後方では、外を回したマイネルホウオウやゴットフリートなどが伸びあぐねていた。

ストーミングスターとの競り合いに、内からレッドアリオンが参入して3頭の叩き合い。
1,2着クビ差2,3着ハナ差の激戦は、エーシントップに軍配が上がった。

テン乗りの内田騎手でも良し、前回初めて負けた中山マイルの舞台でも良し、逃げでも好位でも良し。
最高の状態で本番を迎えるのだった。

大波乱が巻き起こった"本番"の一戦

3歳マイル王決定戦・NHKマイルカップ。
「マル外ダービー」は完全に死語となった。2001年クロフネ以来、外国産馬の優勝はない。
ニュージーランドトロフィー勝ち馬の勝利は、上述の通り、中山に移ってからはカレンブラックヒルだけだった。騎乗する内田博幸騎手は、前週の天皇賞(春)で単勝1.3倍と大本命のゴールドシップを5着にしてしまっていた。

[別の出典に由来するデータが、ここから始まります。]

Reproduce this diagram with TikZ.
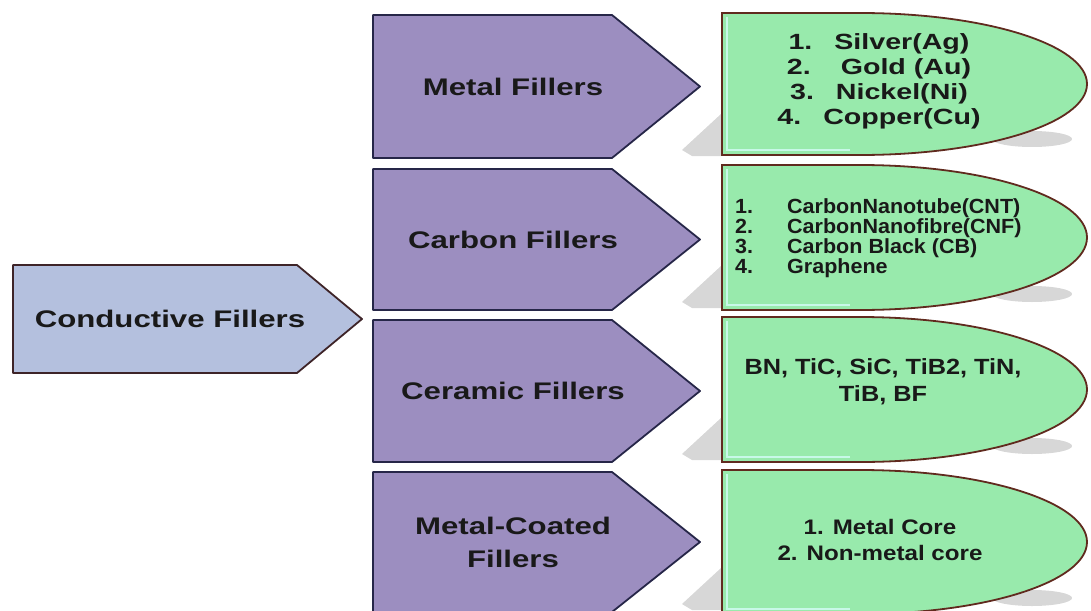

──それでも、6戦5勝・重賞3勝馬を、ファンは1番人気に支持した。
しかし、今となってはこれが「嵐の前の静けさ」だったのかもしれない。

いいスタートを切って、スーッと好位につける。いつも通りの競馬。
逃げるコパノリチャード、番手のガイヤーズヴェルトを見る形、絶好の位置で最後の直線に入る。
後は、前の2頭をかわして、後続を振り切る王道の勝ち方──のように思われた。

後続が襲い掛かる。
内にフラムドグロワール、真ん中にインパルスヒーロー、大外にマイネルホウオウだった。

必死に抵抗するが、あっけなくかわされ、おまけに挟まれ進路が塞がれる不利もあって後退。
挽回する間もなく、ゴール板を通過した。
結果は7着。GIの壁は、高かった。

結局襲い掛かった3頭が上位を占め、マイネルホウオウがGI初勝利。10番人気→6番人気→8番人気での決着となる大波乱。柴田大知騎手の涙が印象的な、感動のレースとなった。


歴史は繰り返される。
その後、カレンブラックヒルのように、ニュージーランドトロフィーからNHKマイルカップを連勝する馬は現れていない(2021年4月現在)。近年のニュージーランドトロフィー勝ち馬のレベルが低いわけではないだろう。あくまで、中山と東京では問われる力が違うのではないだろうか。

エーシントップは、秋にダート短距離の霜月ステークスを制して、兵庫ゴールドトロフィーで1倍台の支持を集めるほど(5着敗退)の信頼を集める。古馬になっても、高松宮記念で4着に入る活躍を見せた。
その他勝ち馬には、2000メートル重賞を制したヤマカツエース、ダートGI馬のワイドファラオ、スワンステークスを勝ったカツジなど、いずれも芝マイルには縁がなく、別路線での活躍も目立つ。
このレースは、果たしてその若駒自身の適性、得意は何なのか。それらを探る、調教師、陣営らの奮闘も垣間見ることができる。


エーシントップの先行力、他を圧倒するスピード、競馬のうまさは2歳3歳前半では群を抜いていた。おまけにダートも走れる。
しかし、ダービーやその後の古馬王道路線を楽しむ競馬ファンには、「早熟」の烙印を押されるだろう。

彼は、引退後、北海道のイーストスタッドで数年種付けをこなしたのち、現在は、鹿児島県にいる。
逃げ、先行が有利な小倉競馬場で行われる、2歳夏のレース……。
仕上がりの早い馬が活躍する条件だ。

「九州産馬限定競走」にてエーシントップ産駒が活躍するところを、期待せずにはいられない。